In the foreword by noted writer Elizabeth Nunez, a Distinguished Professor at Hunter College, City University of New York, she writes:
“Every New Year starts for me with a letter from Mary Taylor. These are inspirational letters that give me the motivation to be a better person and to live life to the fullest…Her stories give us a window to the many challenges she faced and her fierce spirit and determination to overcome them.”
The letters feature titles which belie their richness of the information, emotion, and history: “The Lesson,” “Departure,” “Greetings,” “Schoolyard,” and “Changing Worlds.” These holiday letters, written on special bond and mailed in long red envelopes, were delightful treats to those whom she loved most. In them, she gives a succinct history lesson to her readers, covering baseball pioneer Jackie Robinson, boxing champion Joe Louis, the rigidity of Jim Crow laws, Watergate, the Vietnam War, the need for an unregulated education, the 9-11 World Trade Center tragedy, and the joyous celebration of the presidential election of Barack Obama.
In “Gratitude,” she pens: “Most of all, we cannot forget that once in a while we should do a favor for someone without getting paid. And, what happened to thank you? How many times have we held a door open and a person walked through without saying a word? … I try to keep my mind focused on my blessings and always have gratitude.”
In “Reggie,” her optimism shines through her narrative: “We never know what will happen in life. Do we? Enjoy every minute of every day. Be blessed.”
In “The Mind,” she shows her intellectual curiosity: “Our mind is magnificent, we can use it, not only, to review our history, but to move forward and to create. Our thoughts can change our lives. What we think about we create.”

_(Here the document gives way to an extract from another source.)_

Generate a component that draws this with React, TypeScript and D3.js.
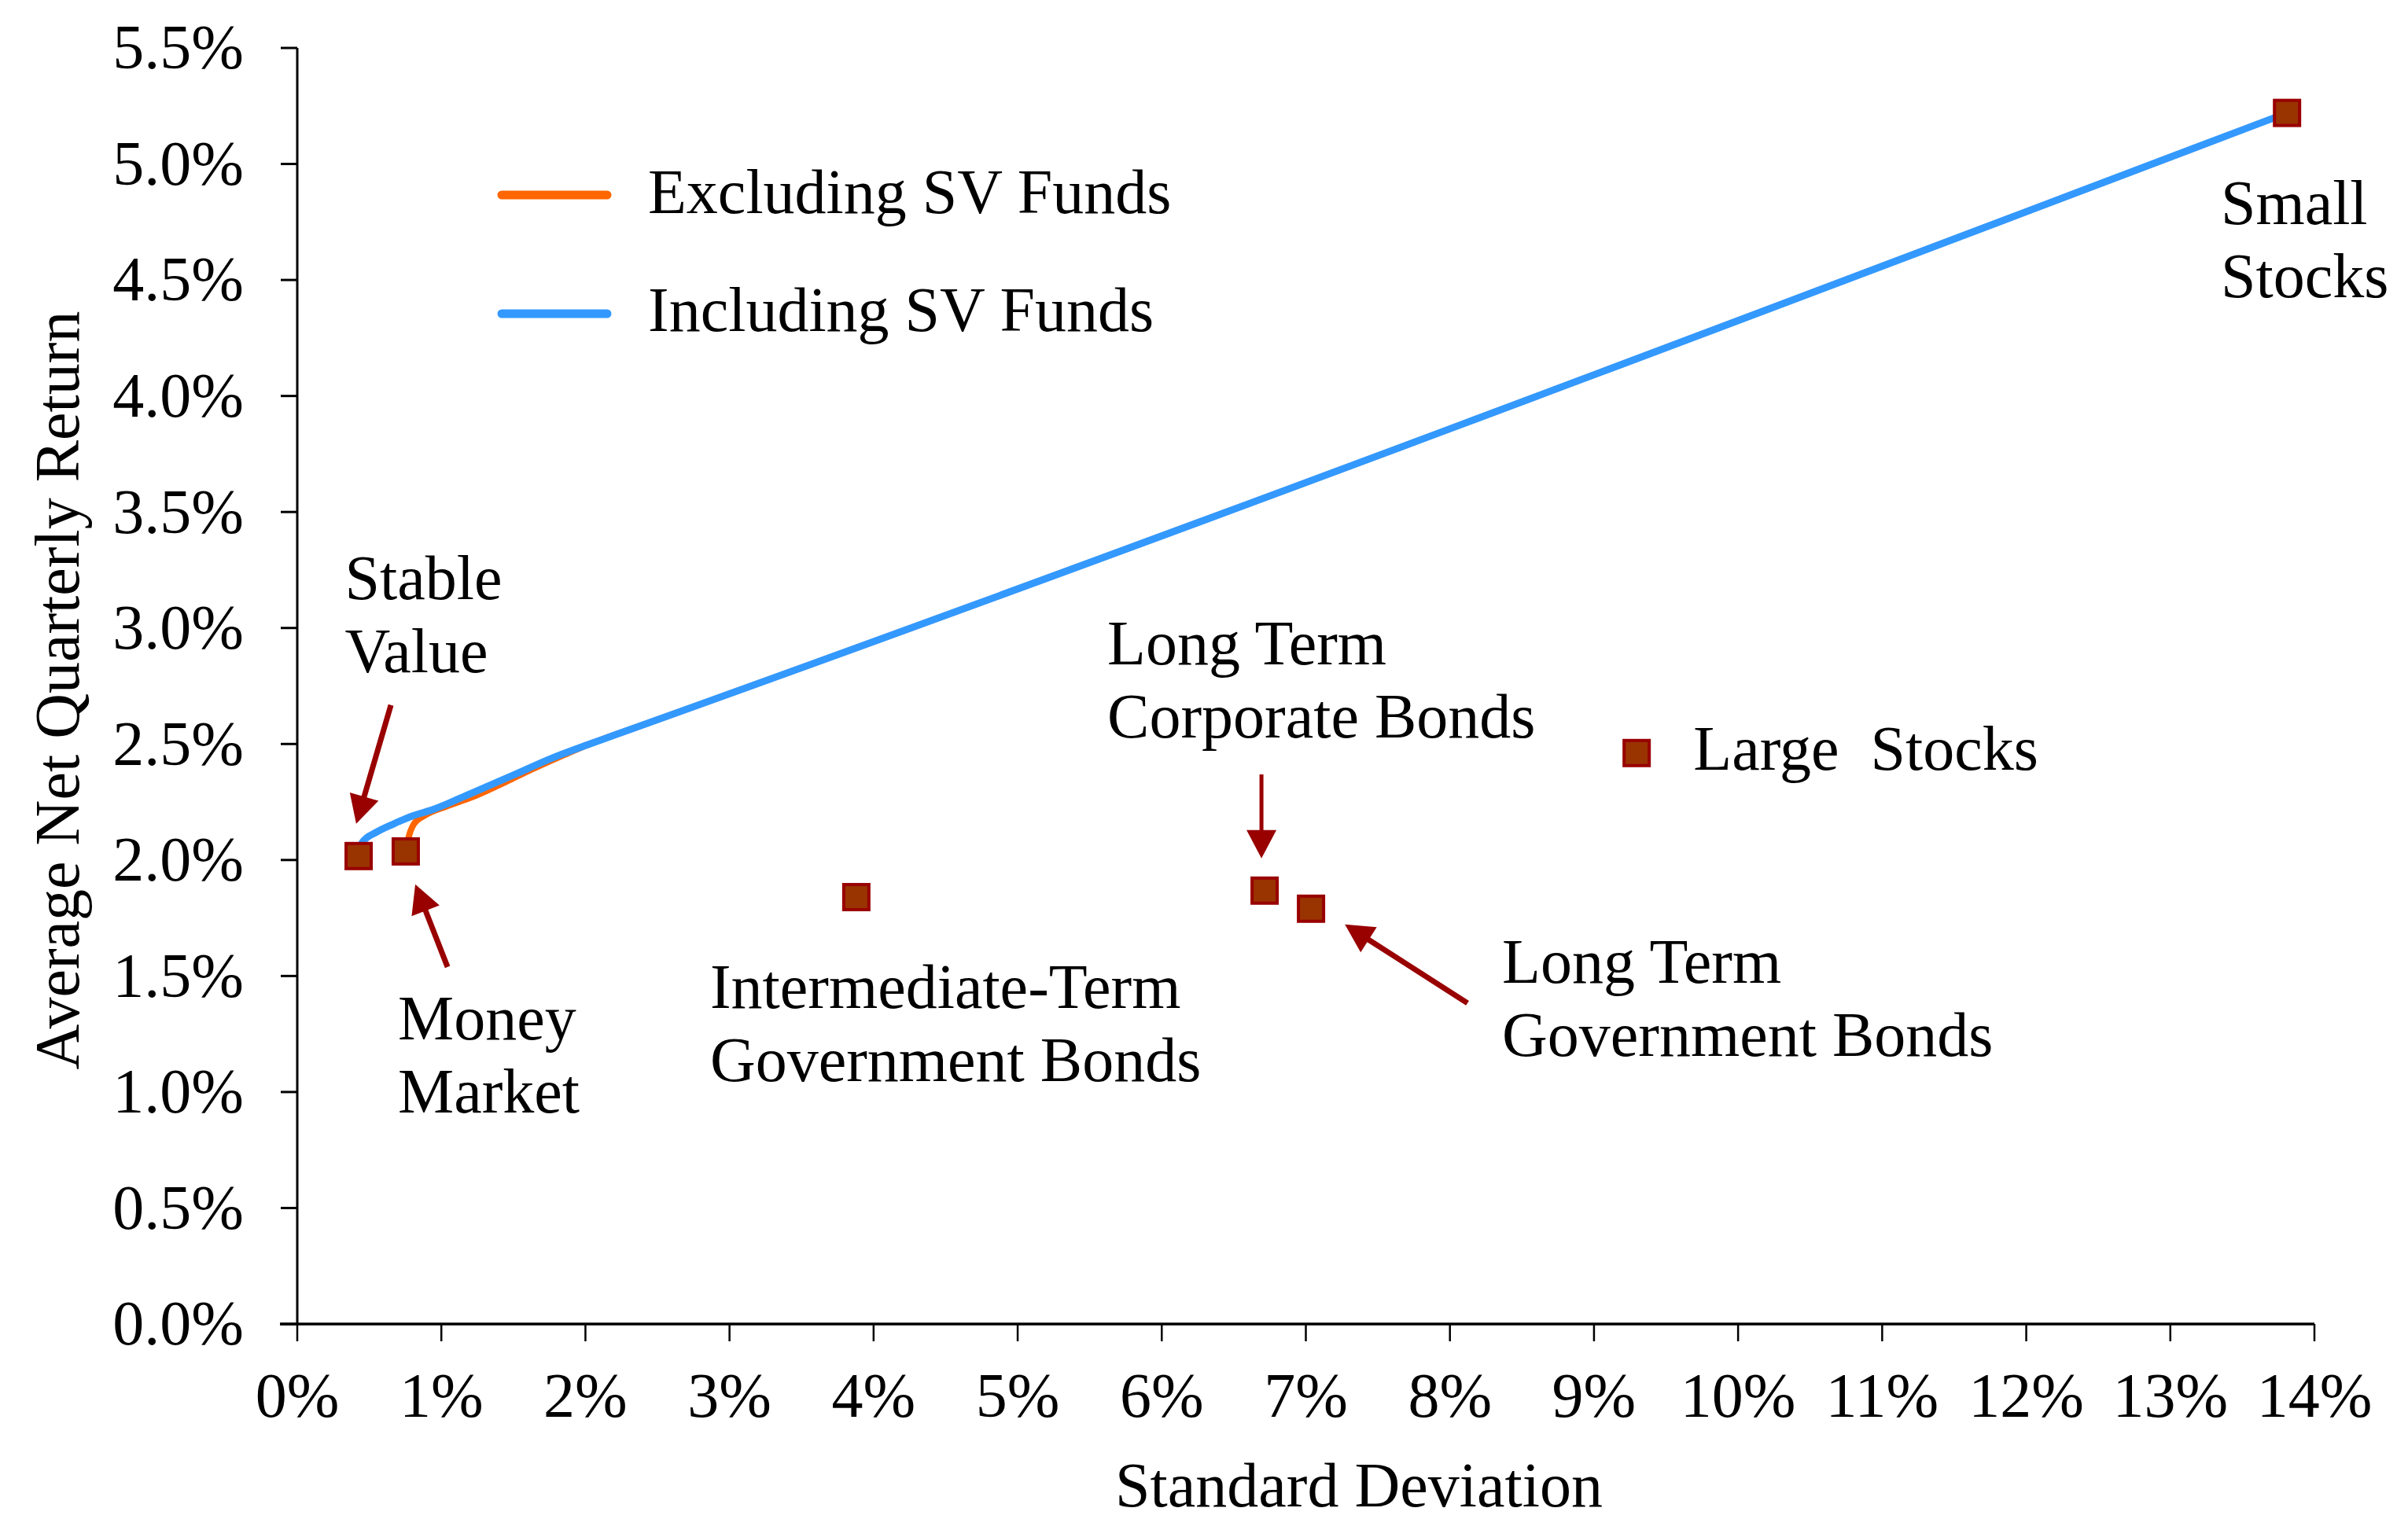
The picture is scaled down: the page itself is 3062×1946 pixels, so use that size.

Taylor’s Book of Letters is one of those rare, emotionally charged books that introduces colorful characters such as Addie Mae, Mrs. Neely, Reggie, Catherine, and the entire Taylor family. We fall in love with them. If the Taylor’s homespun analysis doesn’t get you as a reader, her intelligence, vulnerability, morality will take you by surprise. Taylor’s readable, measured prose is an added treat. She celebrates the emotional landscape of being black and a woman with all its ups and downs. In a sense, this wise book holds no formula or recipe for living and conduct, but first-rate common sense. It will be passed proudly from hand to hand.